None of this is inherently wrong. Kids who love competition and thrive under pressure can find genuine joy in that kind of focused pursuit. But it does represent a fundamental shift in what these events are actually for. A school spelling bee in 1965 existed to make learning feel exciting for ordinary kids. A national spelling bee in 2024 exists, at least partly, as a media event — and the preparation required to compete seriously reflects that reality.

Geography bees and science fairs followed similar trajectories. What were once modest celebrations of curiosity became tiered competitive structures with national finals, sponsorships, and the kind of adult investment that can quietly transform a child's hobby into a child's job.

What We Traded Away

There's something worth noticing in this shift, beyond the obvious observation that things got more intense. When academic competitions were small and local, they were genuinely accessible. The kid who won your school bee might have been a voracious reader from a working-class family who just happened to love words. The science fair ribbon might have gone to a kid who built something clever in her garage with her dad on weekends.

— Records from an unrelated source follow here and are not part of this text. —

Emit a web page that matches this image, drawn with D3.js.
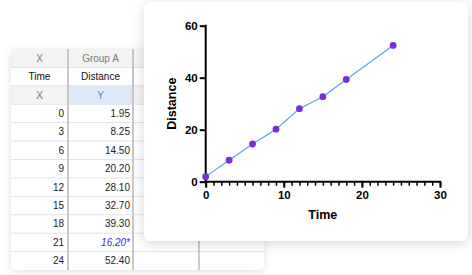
<!DOCTYPE html>
<html><head><meta charset="utf-8">
<script src="https://cdn.jsdelivr.net/npm/d3@7"></script>
<style>html,body{margin:0;padding:0;background:#fff;overflow:hidden}</style>
</head><body>
<script>
// ---- data ----
const times = [0, 3, 6, 9, 12, 15, 18, 21, 24];
const distances = [1.95, 8.25, 14.50, 20.20, 28.10, 32.70, 39.30, 16.20, 52.40];
const excluded = [false, false, false, false, false, false, false, true, false];
const headerRow1 = ["X", "Group A", "", ""];
const headerRow2 = ["Time", "Distance", "", ""];
const headerRow3 = ["X", "Y", "", ""];
const xTicks = [0, 10, 20, 30];
const yTicks = [0, 20, 40, 60];
const xTitle = "Time", yTitle = "Distance";

const W = 472, H = 275;
const svg = d3.select("body").append("svg").attr("width", W).attr("height", H);
const defs = svg.append("defs");
const f1 = defs.append("filter").attr("id", "sh1").attr("x", "-20%").attr("y", "-20%").attr("width", "140%").attr("height", "140%");
f1.append("feDropShadow").attr("dx", 0).attr("dy", 2).attr("stdDeviation", 4).attr("flood-color", "#000").attr("flood-opacity", 0.12);
const f2 = defs.append("filter").attr("id", "sh2").attr("x", "-20%").attr("y", "-20%").attr("width", "140%").attr("height", "140%");
f2.append("feDropShadow").attr("dx", 0).attr("dy", 2).attr("stdDeviation", 6).attr("flood-color", "#000").attr("flood-opacity", 0.16);

// ---- table (back card) ----
const tbl = {x0: 11, x1: 264, y0: 49, y1: 270};
const colEdges = [11, 68, 133, 199, 264];
const nRows = 3 + times.length;
const rowY = d3.scaleBand().domain(d3.range(nRows)).range([tbl.y0, tbl.y1]);
const tg = svg.append("g");
tg.append("rect").attr("x", tbl.x0).attr("y", tbl.y0).attr("width", tbl.x1 - tbl.x0).attr("height", tbl.y1 - tbl.y0)
  .attr("rx", 5).attr("fill", "#fff").attr("filter", "url(#sh1)");
// header backgrounds
tg.append("rect").attr("x", tbl.x0).attr("y", rowY(0)).attr("width", tbl.x1 - tbl.x0).attr("height", rowY.bandwidth()).attr("fill", "#f3f3f3");
tg.append("rect").attr("x", colEdges[0]).attr("y", rowY(2)).attr("width", colEdges[1] - colEdges[0]).attr("height", rowY.bandwidth()).attr("fill", "#f3f3f3");
tg.append("rect").attr("x", colEdges[1]).attr("y", rowY(2)).attr("width", colEdges[2] - colEdges[1]).attr("height", rowY.bandwidth()).attr("fill", "#dde9f8");
tg.append("rect").attr("x", colEdges[2]).attr("y", rowY(2)).attr("width", colEdges[4] - colEdges[2]).attr("height", rowY.bandwidth()).attr("fill", "#f3f3f3");
// row lines
tg.selectAll("line.row").data(d3.range(1, nRows)).join("line")
  .attr("x1", tbl.x0).attr("x2", tbl.x1).attr("y1", d => rowY(d)).attr("y2", d => rowY(d))
  .attr("stroke", "#e2e2e2").attr("stroke-width", 1);
// column lines
tg.selectAll("line.col").data([1, 2]).join("line")
  .attr("x1", d => colEdges[d]).attr("x2", d => colEdges[d]).attr("y1", tbl.y0).attr("y2", tbl.y1)
  .attr("stroke", "#c8c8c8").attr("stroke-width", 2);
tg.append("line").attr("x1", colEdges[3]).attr("x2", colEdges[3]).attr("y1", tbl.y0).attr("y2", tbl.y1)
  .attr("stroke", "#9a9a9a").attr("stroke-width", 1);
const font = "'Liberation Sans', Arial, Helvetica, sans-serif";
const headers = [headerRow1, headerRow2, headerRow3];
const hColors = [["#7a7a7a", "#7a7a7a"], ["#111", "#111"], ["#7a7a7a", "#4a8fe0"]];
headers.forEach((row, r) => {
  [0, 1].forEach(c => {
    tg.append("text").attr("x", (colEdges[c] + colEdges[c + 1]) / 2).attr("y", rowY(r) + rowY.bandwidth() / 2 + 3.5)
      .attr("text-anchor", "middle").attr("font-family", font).attr("font-size", 10)
      .attr("fill", hColors[r][c]).text(row[c]);
  });
});
times.forEach((t, i) => {
  const y = rowY(3 + i) + rowY.bandwidth() / 2 + 3.5;
  tg.append("text").attr("x", colEdges[1] - 4).attr("y", y).attr("text-anchor", "end")
    .attr("font-family", font).attr("font-size", 10).attr("fill", "#222").text(t);
  tg.append("text").attr("x", colEdges[2] - 3).attr("y", y).attr("text-anchor", "end")
    .attr("font-family", font).attr("font-size", 10)
    .attr("fill", excluded[i] ? "#3a1fe6" : "#222").attr("font-style", excluded[i] ? "italic" : "normal")
    .text(distances[i].toFixed(2) + (excluded[i] ? "*" : ""));
});

// ---- chart card ----
svg.append("rect").attr("x", 144).attr("y", 2).attr("width", 324).attr("height", 239).attr("rx", 7)
  .attr("fill", "#fff").attr("filter", "url(#sh2)");

const x = d3.scaleLinear().domain([0, 30]).range([205.7, 440]);
const y = d3.scaleLinear().domain([0, 60]).range([181.7, 25.7]);
const cg = svg.append("g").attr("font-family", font);

const pts = times.map((t, i) => ({t, d: distances[i], ex: excluded[i]})).filter(p => !p.ex);
cg.append("path").datum(pts)
  .attr("d", d3.line().x(p => x(p.t)).y(p => y(p.d)))
  .attr("fill", "none").attr("stroke", "#5aa2f2").attr("stroke-width", 1.2);

// x axis
const xAxisMinor = d3.axisBottom(x).tickValues(d3.range(0, 31, 1)).tickSize(4).tickFormat("");
const gxm = cg.append("g").attr("transform", `translate(0,${y(0)})`).call(xAxisMinor);
gxm.select(".domain").remove();
gxm.selectAll(".tick line").attr("stroke", "#000").attr("stroke-width", 1.5);
const gx = cg.append("g").attr("transform", `translate(0,${y(0)})`)
  .call(d3.axisBottom(x).tickValues(xTicks).tickSize(6).tickSizeOuter(0).tickPadding(3));
gx.select(".domain").attr("stroke", "#000").attr("stroke-width", 2).attr("d", `M${x(0) - 1},0H${x(30) + 1}`);
gx.selectAll(".tick line").attr("stroke", "#000").attr("stroke-width", 2);
gx.selectAll(".tick text").attr("fill", "#000").attr("font-size", 11.5).attr("font-weight", "bold").attr("font-family", font);

// y axis
const gy = cg.append("g").attr("transform", `translate(${x(0)},0)`)
  .call(d3.axisLeft(y).tickValues(yTicks).tickSize(6).tickSizeOuter(0).tickPadding(2));
gy.select(".domain").attr("stroke", "#000").attr("stroke-width", 2).attr("d", `M0,${y(0) + 1}V${y(60) - 1}`);
gy.selectAll(".tick line").attr("stroke", "#000").attr("stroke-width", 2);
gy.selectAll(".tick text").attr("fill", "#000").attr("font-size", 11.5).attr("font-weight", "bold").attr("font-family", font);

// points
cg.selectAll("circle").data(pts).join("circle")
  .attr("cx", p => x(p.t)).attr("cy", p => y(p.d)).attr("r", 3.4).attr("fill", "#7a2fd4");

// titles
cg.append("text").attr("x", (x(0) + x(30)) / 2).attr("y", 219).attr("text-anchor", "middle")
  .attr("font-size", 12.5).attr("font-weight", "bold").text(xTitle);
cg.append("text").attr("transform", `translate(176,${y(30)}) rotate(-90)`).attr("text-anchor", "middle")
  .attr("font-size", 12.5).attr("font-weight", "bold").text(yTitle);
</script>
</body></html>
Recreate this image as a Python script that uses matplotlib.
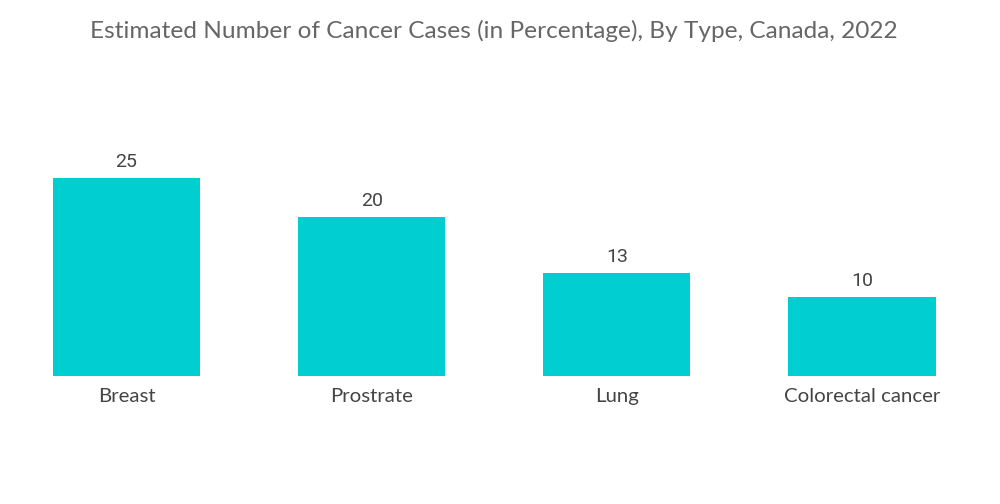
import matplotlib.pyplot as plt

categories = ["Breast", "Prostrate", "Lung", "Colorectal cancer"]
values = [25, 20, 13, 10]

title = "Estimated Number of Cancer Cases (in Percentage), By Type, Canada, 2022"

fig = plt.figure(figsize=(10, 5.04), dpi=100)
ax = fig.add_axes([0, 0.254, 1, 0.472])

x = list(range(len(categories)))
bars = ax.bar(x, values, width=0.6, color="#00CED1")

ax.set_xlim(-0.516, 3.563)
ax.set_ylim(0, 30)

for b, v in zip(bars, values):
    ax.text(b.get_x() + b.get_width() / 2, v + 0.9, str(v), ha="center", va="bottom",
            fontsize=14, family="Roboto", color="#444444")

ax.set_xticks(x)
ax.set_xticklabels(categories, fontsize=14.7, family="Lato", color="#444444")
ax.tick_params(axis="x", length=0, pad=9)
ax.set_yticks([])
for s in ax.spines.values():
    s.set_visible(False)

fig.text(0.494, 0.938, title, ha="center", va="center", fontsize=17.6, family="Lato",
         color="#666666")

plt.savefig("out.png")
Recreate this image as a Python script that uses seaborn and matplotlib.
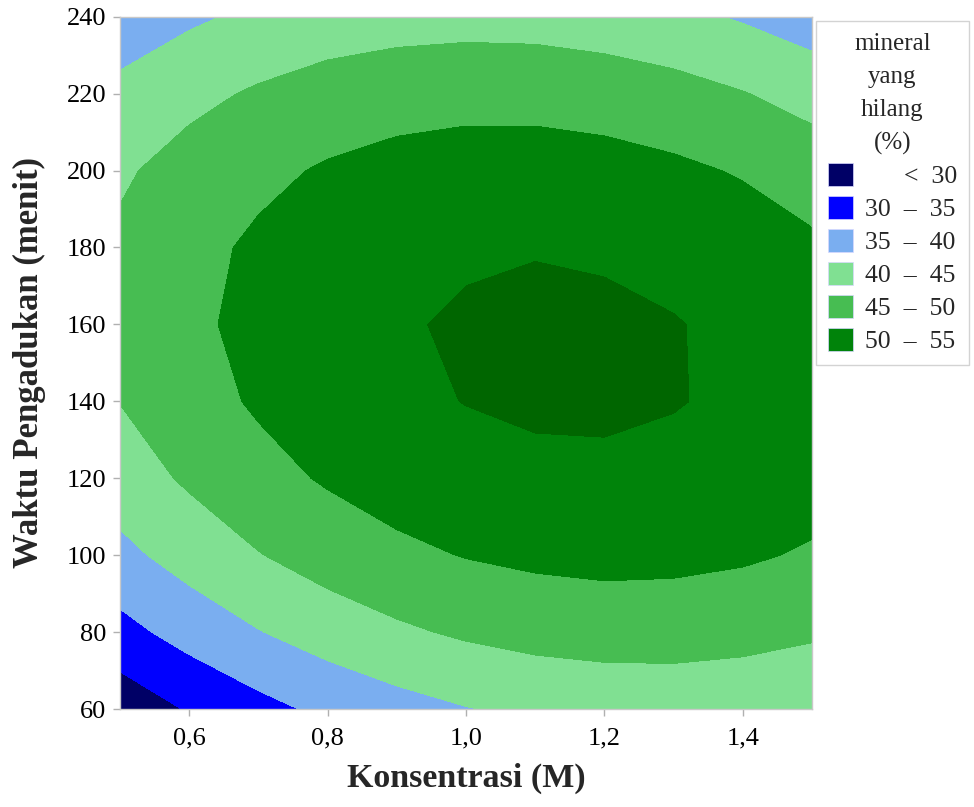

As these competitions scaled up and professionalized, they began to reward not just talent but access — access to coaching, to preparation materials, to families with the time and resources to invest in intensive training. The playing field, already uneven in most areas of American life, got a little more uneven here too.

The gymnasium is still there. The folding chairs, the nervous kids, the parents in the bleachers. At the local level, spelling bees still feel like what they always were. But somewhere above that level, something changed — and the change says something interesting about how Americans have come to think about childhood achievement, what it's for, and who it's really serving.

Sometimes a smart kid who loves words is just a smart kid who loves words. That used to be enough.